El hombre, como ser inteligente y supremo, ha decidido que el destino del toro es demostrar su bravura para que los toreros muestren su destreza y valor, eso que han dado en llamar arte.
Ahora más que nunca, para darle sentido a la fiesta del pueblo, hay que traer un toro bravo, lo más bravo posible, a ver a quién le empitona, porque para más inri, lo que disimuladamente buscan los que miran y aplauden, amén del desahogo que aconsejan los fisioterapeutas, es que el animal le meta el asta por la carne a algún vecino, sin detenerse a meditar que mañana puede ser él la víctima.
¿Quién tiene que parar estas costumbres bárbaras? No sé si es hora de terminar con la fiesta nacional, pero sí urge poner fin al toro enmaromado, al toro de la Vega, al toro ensogado, al toro júbilo, al toro de fuego, a todos esos toros que se prodigan y bendicen en los pueblos de España.

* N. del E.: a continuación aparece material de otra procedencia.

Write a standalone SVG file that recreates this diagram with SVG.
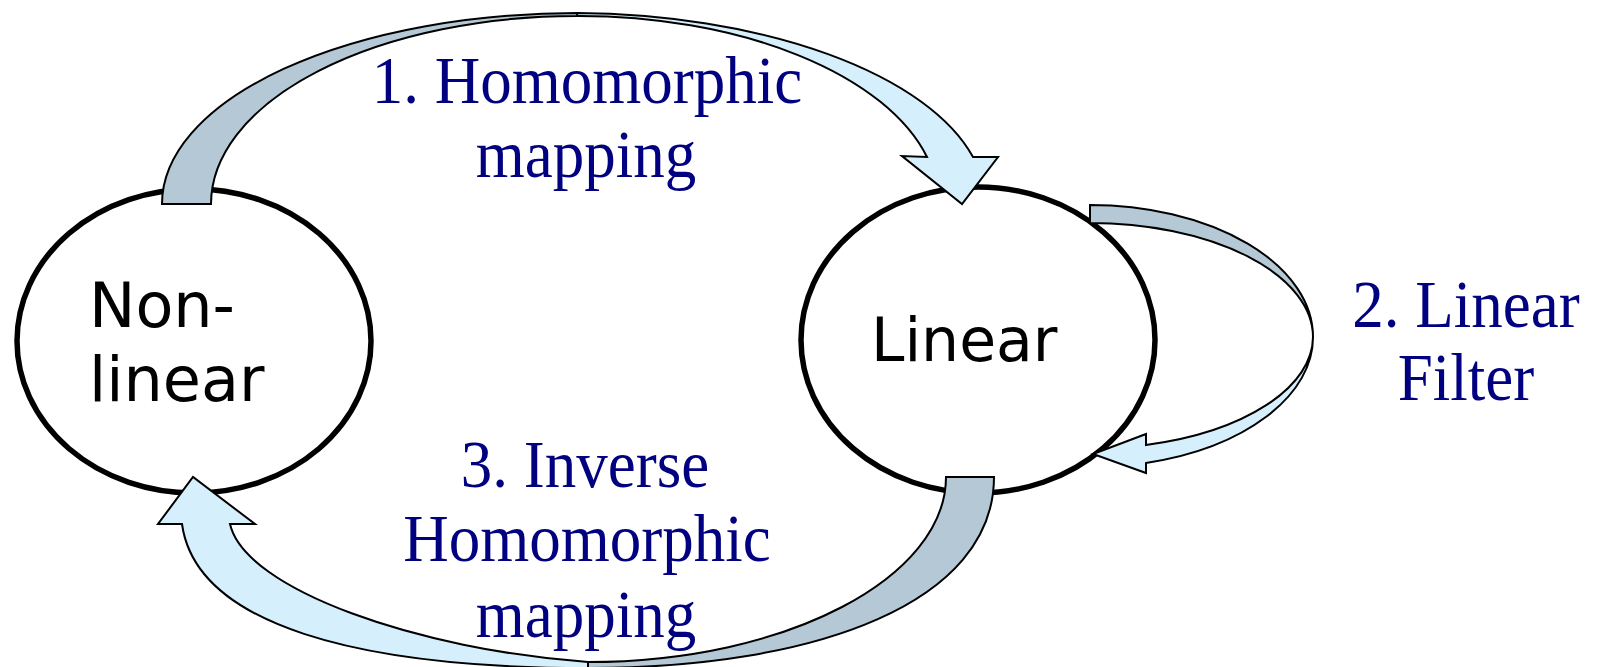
<svg xmlns="http://www.w3.org/2000/svg" width="1597" height="667" viewBox="0 0 1597 667">
<style>
.node{fill:#ffffff;stroke:#000000;stroke-width:5.5}
.lbl{font-family:"DejaVu Sans",Verdana,sans-serif;font-size:62px;fill:#000000}
.step{font-family:"Liberation Serif","Times New Roman",serif;font-size:63px;fill:#000080;text-anchor:middle}
.back{fill:#b4c9d5;stroke:#000000;stroke-width:2;stroke-linejoin:miter}
.front{fill:#d5effc;stroke:#000000;stroke-width:2;stroke-linejoin:miter}
</style>
<rect width="1597" height="667" fill="#ffffff"/>
<g id="nonlinear">
<ellipse class="node" cx="194" cy="341" rx="177" ry="152"/>
<text class="lbl" x="89" y="327">Non-</text>
<text class="lbl" x="89" y="401">linear</text>
</g>
<g id="linear">
<ellipse class="node" cx="978" cy="340" rx="177" ry="153"/>
<text class="lbl" x="871" y="361" style="font-size:60px">Linear</text>
</g>
<g id="connectors">
<g id="arrow-homomorphic">
<path class="back" d="M162,204 A415,191 0 0 1 577,13 L577,16 A366,188 0 0 0 211,204 Z"/>
<path class="front" d="M577,13 A415,191 0 0 1 973,157 L998,157 L962,204 L902,156 L927,157 A360,189 0 0 0 577,16 Z"/>
</g>
<g id="arrow-filter">
<path class="back" d="M1090,205 A223,132 0 0 1 1313,337 A223,114 0 0 0 1090,223 Z"/>
<path class="front" d="M1313,337 A224,130 0 0 1 1146,463 L1146,473 L1093,454 L1146,434 L1146,445 A224,112 0 0 0 1313,337 Z"/>
</g>
<g id="arrow-inverse">
<path class="back" d="M946,477 L994,477 C994,602 818,668 588,668 L588,662 C788,662 946,577 946,477 Z"/>
<path class="front" d="M588,668 C358,668 196,625 182,524 L158,524 L193,477 L255,524 L230,524 C245,590 420,650 588,662 Z"/>
</g>
</g>
<g id="labels">
<text class="step" transform="translate(587,103) scale(1,1.06)">1. Homomorphic</text>
<text class="step" transform="translate(586,177) scale(1,1.06)">mapping</text>
<text class="step" transform="translate(1466,327) scale(1,1.06)">2. Linear</text>
<text class="step" transform="translate(1466,400) scale(1,1.06)">Filter</text>
<text class="step" transform="translate(585,487) scale(1,1.06)">3. Inverse</text>
<text class="step" transform="translate(587,561) scale(1,1.06)">Homomorphic</text>
<text class="step" transform="translate(586,637) scale(1,1.06)">mapping</text>
</g>
</svg>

Que la fiesta no es un toro al extremo de una cuerda, ni con fuego en los pitones, preguntándose, seguramente, en una inteligencia que no albergan sus captores, qué coño es lo que realmente les sugiere su estampa, qué es lo que esperan de él. ¿Será para demostrar ante su bravura la valentía que esconden ante sus semejantes?